EXERCISE PROMPT:
Leaving out every picture, quote the data below exactly as it appears.
### SUPPLIED INFORMATION ###
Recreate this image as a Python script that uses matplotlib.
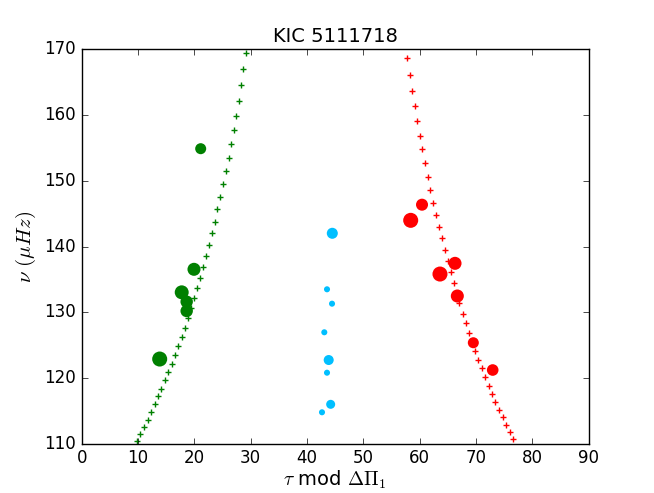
import matplotlib
matplotlib.use("Agg")
import matplotlib.pyplot as plt

plt.style.use('classic')

# Green model ridge (+)
green_x = [29.11, 28.69, 28.28, 27.87, 27.39, 26.98, 26.50, 26.09, 25.56, 25.08,
           24.60, 24.07, 23.61, 23.13, 22.60, 22.06, 21.53, 21.00, 20.46, 19.93,
           19.40, 18.81, 18.28, 17.75, 17.14, 16.56, 15.97, 15.37, 14.73, 14.13,
           13.54, 12.95, 12.30, 11.71, 11.00, 10.34, 9.76]
green_y = [169.39, 166.96, 164.57, 162.18, 159.90, 157.72, 155.55, 153.46, 151.44, 149.46,
           147.58, 145.66, 143.77, 142.00, 140.23, 138.55, 136.93, 135.25, 133.64, 132.21,
           130.70, 129.08, 127.64, 126.23, 124.86, 123.49, 122.17, 120.90, 119.64, 118.37,
           117.21, 115.99, 114.82, 113.65, 112.54, 111.47, 110.41]

# Red model ridge (+)
red_x = [57.81, 58.23, 58.64, 59.12, 59.58, 60.01, 60.47, 60.95, 61.43, 61.89,
         62.37, 62.90, 63.38, 63.92, 64.45, 64.98, 65.51, 66.05, 66.58, 67.04,
         67.64, 68.18, 68.71, 69.24, 69.88, 70.41, 71.07, 71.66, 72.26, 72.85,
         73.43, 74.04, 74.75, 75.33, 75.99, 76.63]
red_y = [168.63, 166.14, 163.70, 161.37, 159.09, 156.86, 154.79, 152.66, 150.62, 148.59,
         146.66, 144.84, 142.97, 141.25, 139.42, 137.79, 136.07, 134.45, 132.88, 131.36,
         129.78, 128.31, 126.84, 125.42, 124.10, 122.78, 121.51, 120.15, 118.82, 117.61,
         116.39, 115.17, 114.01, 112.89, 111.78, 110.67]

# Observed modes (circles), size ~ amplitude
obs_green_x = [21.12, 19.93, 17.75, 18.63, 18.63, 13.84]
obs_green_y = [154.88, 136.53, 133.03, 131.60, 130.19, 122.88]
obs_green_s = [63, 88, 101, 80, 80, 117]

obs_red_x = [60.42, 58.41, 66.28, 63.61, 66.69, 69.53, 72.97]
obs_red_y = [146.36, 143.98, 137.44, 135.81, 132.47, 125.36, 121.21]
obs_red_s = [75, 117, 88, 117, 88, 63, 70]

obs_cyan_x = [44.49, 43.55, 44.44, 43.07, 43.85, 43.55, 44.20, 42.66]
obs_cyan_y = [142.01, 133.49, 131.30, 126.95, 122.73, 120.80, 115.99, 114.78]
obs_cyan_s = [63, 19, 19, 19, 52, 19, 42, 19]

fig = plt.figure(figsize=(6.54, 4.93), dpi=100)
ax = fig.add_subplot(111)

ax.plot(green_x, green_y, '+', color='green', markersize=4.5, markeredgewidth=1.0)
ax.plot(red_x, red_y, '+', color='red', markersize=4.5, markeredgewidth=1.0)

ax.scatter(obs_green_x, obs_green_y, s=obs_green_s, color='green', edgecolors='none', zorder=3)
ax.scatter(obs_red_x, obs_red_y, s=obs_red_s, color='red', edgecolors='none', zorder=3)
ax.scatter(obs_cyan_x, obs_cyan_y, s=obs_cyan_s, color='deepskyblue', edgecolors='none', zorder=3)

ax.set_xlim(0, 90)
ax.set_ylim(110, 170)
ax.set_title('KIC 5111718', fontsize=14)
ax.set_xlabel(r'$\tau$ mod $\Delta\Pi_1$', fontsize=14, labelpad=1)
ax.set_ylabel(r'$\nu\ (\mu Hz)$', fontsize=15)

fig.savefig('out.png', dpi=100)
###
FULL OUTPUT:
Recreate this image as a Python script that uses matplotlib.
import matplotlib
matplotlib.use("Agg")
import matplotlib.pyplot as plt

plt.style.use('classic')

# Green model ridge (+)
green_x = [29.11, 28.69, 28.28, 27.87, 27.39, 26.98, 26.50, 26.09, 25.56, 25.08,
           24.60, 24.07, 23.61, 23.13, 22.60, 22.06, 21.53, 21.00, 20.46, 19.93,
           19.40, 18.81, 18.28, 17.75, 17.14, 16.56, 15.97, 15.37, 14.73, 14.13,
           13.54, 12.95, 12.30, 11.71, 11.00, 10.34, 9.76]
green_y = [169.39, 166.96, 164.57, 162.18, 159.90, 157.72, 155.55, 153.46, 151.44, 149.46,
           147.58, 145.66, 143.77, 142.00, 140.23, 138.55, 136.93, 135.25, 133.64, 132.21,
           130.70, 129.08, 127.64, 126.23, 124.86, 123.49, 122.17, 120.90, 119.64, 118.37,
           117.21, 115.99, 114.82, 113.65, 112.54, 111.47, 110.41]

# Red model ridge (+)
red_x = [57.81, 58.23, 58.64, 59.12, 59.58, 60.01, 60.47, 60.95, 61.43, 61.89,
         62.37, 62.90, 63.38, 63.92, 64.45, 64.98, 65.51, 66.05, 66.58, 67.04,
         67.64, 68.18, 68.71, 69.24, 69.88, 70.41, 71.07, 71.66, 72.26, 72.85,
         73.43, 74.04, 74.75, 75.33, 75.99, 76.63]
red_y = [168.63, 166.14, 163.70, 161.37, 159.09, 156.86, 154.79, 152.66, 150.62, 148.59,
         146.66, 144.84, 142.97, 141.25, 139.42, 137.79, 136.07, 134.45, 132.88, 131.36,
         129.78, 128.31, 126.84, 125.42, 124.10, 122.78, 121.51, 120.15, 118.82, 117.61,
         116.39, 115.17, 114.01, 112.89, 111.78, 110.67]

# Observed modes (circles), size ~ amplitude
obs_green_x = [21.12, 19.93, 17.75, 18.63, 18.63, 13.84]
obs_green_y = [154.88, 136.53, 133.03, 131.60, 130.19, 122.88]
obs_green_s = [63, 88, 101, 80, 80, 117]

obs_red_x = [60.42, 58.41, 66.28, 63.61, 66.69, 69.53, 72.97]
obs_red_y = [146.36, 143.98, 137.44, 135.81, 132.47, 125.36, 121.21]
obs_red_s = [75, 117, 88, 117, 88, 63, 70]

obs_cyan_x = [44.49, 43.55, 44.44, 43.07, 43.85, 43.55, 44.20, 42.66]
obs_cyan_y = [142.01, 133.49, 131.30, 126.95, 122.73, 120.80, 115.99, 114.78]
obs_cyan_s = [63, 19, 19, 19, 52, 19, 42, 19]

fig = plt.figure(figsize=(6.54, 4.93), dpi=100)
ax = fig.add_subplot(111)

ax.plot(green_x, green_y, '+', color='green', markersize=4.5, markeredgewidth=1.0)
ax.plot(red_x, red_y, '+', color='red', markersize=4.5, markeredgewidth=1.0)

ax.scatter(obs_green_x, obs_green_y, s=obs_green_s, color='green', edgecolors='none', zorder=3)
ax.scatter(obs_red_x, obs_red_y, s=obs_red_s, color='red', edgecolors='none', zorder=3)
ax.scatter(obs_cyan_x, obs_cyan_y, s=obs_cyan_s, color='deepskyblue', edgecolors='none', zorder=3)

ax.set_xlim(0, 90)
ax.set_ylim(110, 170)
ax.set_title('KIC 5111718', fontsize=14)
ax.set_xlabel(r'$\tau$ mod $\Delta\Pi_1$', fontsize=14, labelpad=1)
ax.set_ylabel(r'$\nu\ (\mu Hz)$', fontsize=15)

fig.savefig('out.png', dpi=100)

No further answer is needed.